■ **Entries**
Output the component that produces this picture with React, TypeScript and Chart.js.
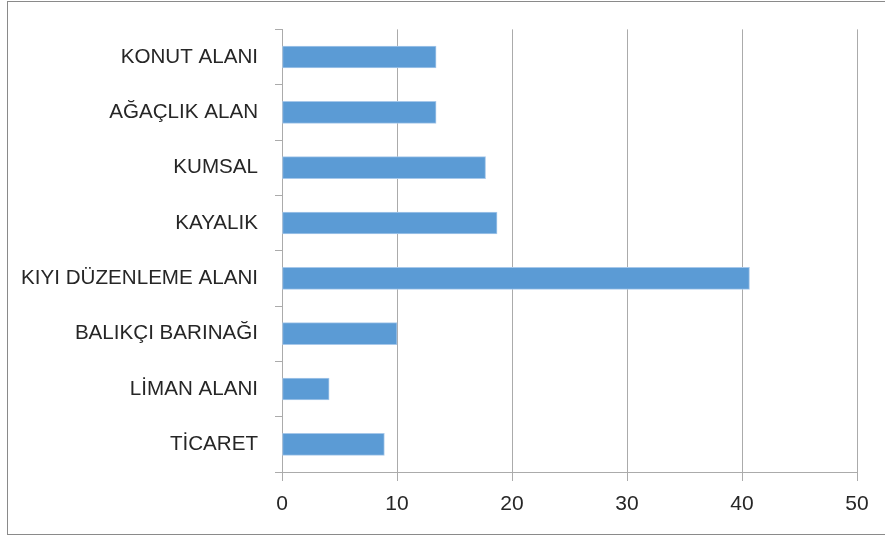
import React, { useEffect, useRef } from "react";
import { Chart, registerables } from "chart.js";

Chart.register(...registerables);

const categories = [
  "KONUT ALANI",
  "AĞAÇLIK ALAN",
  "KUMSAL",
  "KAYALIK",
  "KIYI DÜZENLEME ALANI",
  "BALIKÇI BARINAĞI",
  "LİMAN ALANI",
  "TİCARET",
];
const values = [13.4, 13.4, 17.7, 18.7, 40.65, 10.0, 4.1, 8.9];
const xMin = 0;
const xMax = 50;
const xStep = 10;

const GRID = "#ABABAB";
const TEXT = "#262626";
const FONT = "'Liberation Sans', Arial, sans-serif";

export default function App() {
  const ref = useRef<HTMLCanvasElement | null>(null);

  useEffect(() => {
    if (!ref.current) return;
    const chart = new Chart(ref.current, {
      type: "bar",
      data: {
        labels: categories,
        datasets: [
          {
            data: values,
            backgroundColor: "#5B9BD5",
            borderColor: "#A7C8EA",
            borderWidth: 1,
            borderSkipped: false,
            barThickness: 22,
          },
        ],
      },
      options: {
        indexAxis: "y",
        responsive: false,
        animation: false,
        devicePixelRatio: 1,
        layout: { padding: { top: 28, right: 28, left: 0, bottom: 0 } },
        plugins: {
          legend: { display: false },
          tooltip: { enabled: false },
        },
        scales: {
          x: {
            min: xMin,
            max: xMax,
            ticks: {
              stepSize: xStep,
              color: TEXT,
              padding: 11,
              font: { family: FONT, size: 21 },
            },
            grid: {
              color: GRID,
              lineWidth: 1,
              drawOnChartArea: true,
              drawTicks: true,
              tickLength: 9,
            },
            border: { display: true, color: GRID, width: 1 },
            afterFit: (scale: any) => {
              scale.height = 64;
            },
          },
          y: {
            ticks: {
              color: TEXT,
              padding: 17,
              font: { family: FONT, size: 20.6 },
            },
            grid: {
              color: GRID,
              lineWidth: 1,
              offset: true,
              drawOnChartArea: false,
              drawTicks: true,
              tickLength: 7,
            },
            border: { display: true, color: GRID, width: 1 },
            afterFit: (scale: any) => {
              scale.width = 282;
            },
          },
        },
      },
    });
    return () => chart.destroy();
  }, []);

  return (
    <div
      style={{
        position: "fixed",
        left: 0,
        top: 0,
        width: 885,
        height: 536,
        overflow: "hidden",
        background: "#fff",
      }}
    >
      <canvas
        ref={ref}
        width={885}
        height={536}
        style={{ position: "absolute", left: 0, top: 0, width: 885, height: 536 }}
      />
      <div
        style={{
          position: "absolute",
          left: 7,
          top: 1,
          width: 1000,
          height: 534,
          borderLeft: "1.5px solid #8A8A8A",
          borderTop: "1.5px solid #8A8A8A",
          borderBottom: "1.5px solid #8A8A8A",
          pointerEvents: "none",
          boxSizing: "border-box",
        }}
      />
    </div>
  );
}
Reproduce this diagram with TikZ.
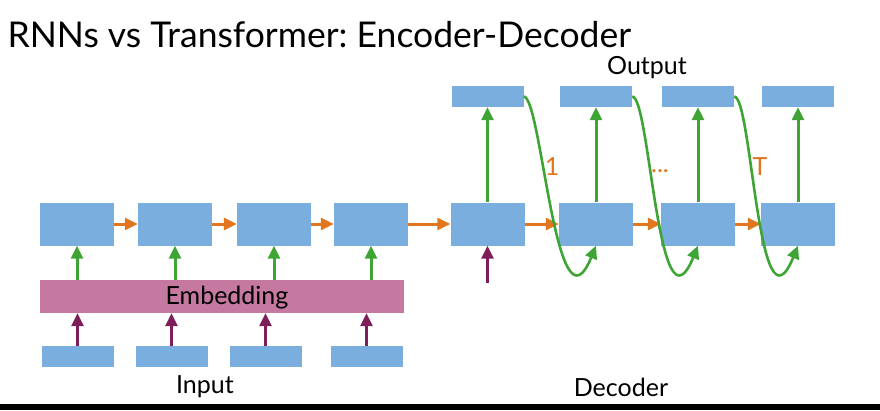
\documentclass[tikz,border=0pt]{standalone}
\usepackage{fontspec}
\setmainfont{Lato}
\usetikzlibrary{arrows.meta}
\definecolor{boxblue}{RGB}{122,174,222}
\definecolor{embpink}{RGB}{197,120,160}
\definecolor{arrgreen}{RGB}{62,165,52}
\definecolor{arrorange}{RGB}{226,118,31}
\definecolor{arrpurple}{RGB}{125,30,90}
\frenchspacing
\begin{document}
\begin{tikzpicture}[x=1pt,y=-1pt,
  cell/.style={fill=boxblue, minimum width=74pt, minimum height=43pt, inner sep=0pt},
  token/.style={fill=boxblue, minimum width=72pt, minimum height=21pt, inner sep=0pt},
  lbl/.style={font=\fontsize{25}{28}\selectfont},
  tip/.style={-{Triangle[length=13pt, width=12pt]}, line width=3pt},
  hid/.style={tip, arrorange},
  up/.style={tip, arrgreen},
  feed/.style={tip, arrpurple}]
\useasboundingbox (0,0) rectangle (880,410);
\fill[black] (0,404) rectangle (880,410);
\node[anchor=west, font=\fontsize{35.5}{40}\selectfont] (title) at (4,35) {RNNs vs Transformer: Encoder-Decoder};
% encoder
\foreach \x[count=\i] in {77,175,274,371}
  \node[cell] (enc\i) at (\x,224) {};
\foreach \x[count=\i] in {77.5,171.5,265.5,366.5}
  \node[token] (in\i) at (\x,356.5) {};
\node[fill=embpink, minimum width=364pt, minimum height=33pt, inner sep=0pt, lbl] (emb) at (222,296.5) {};
\node[lbl] (embtxt) at (227,298) {Embedding};
\foreach \i in {1,...,4}{
  \draw[up] (emb.north -| enc\i) -- (enc\i.south);
  \draw[feed] (in\i.north) -- (emb.south -| in\i);
}
\foreach \i/\j in {1/2,2/3,3/4}
  \draw[hid] (enc\i.east) -- (enc\j.west);
% decoder
\foreach \x[count=\i] in {487.5,596,698,798}{
  \node[cell] (dec\i) at (\x,224) {};
  \node[token] (out\i) at (\x,96.5) {};
  \draw[up] (dec\i.north) -- (out\i.south);
}
\draw[hid] (enc4.east) -- (dec1.west);
\coordinate (decin) at (487.5,283);
\draw[feed] (decin) -- (dec1.south);
\foreach \i/\j in {1/2,2/3,3/4}{
  \draw[hid] (dec\i.east) -- (dec\j.west);
  \draw[up, line width=2.6pt] (out\i.east) .. controls +(18,0) and +(-40,98) .. (dec\j.south);
}
\node[lbl, arrorange] (one) at (552,167) {1};
\node[lbl, arrorange] (dots) at (660,171) {...};
\node[lbl, arrorange] (last) at (760,167) {T};
\node[lbl] (outlbl) at (647,68) {Output};
\node[lbl] (inlbl) at (205,387) {Input};
\node[lbl] (declbl) at (621,387) {Decoder};
\end{tikzpicture}
\end{document}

■ **Exercise**
Which lines in the data above contain "with"? Show each one.

■ **Exercise output**
Output the component that produces this picture with React, TypeScript and Chart.js.
Reproduce this diagram with TikZ.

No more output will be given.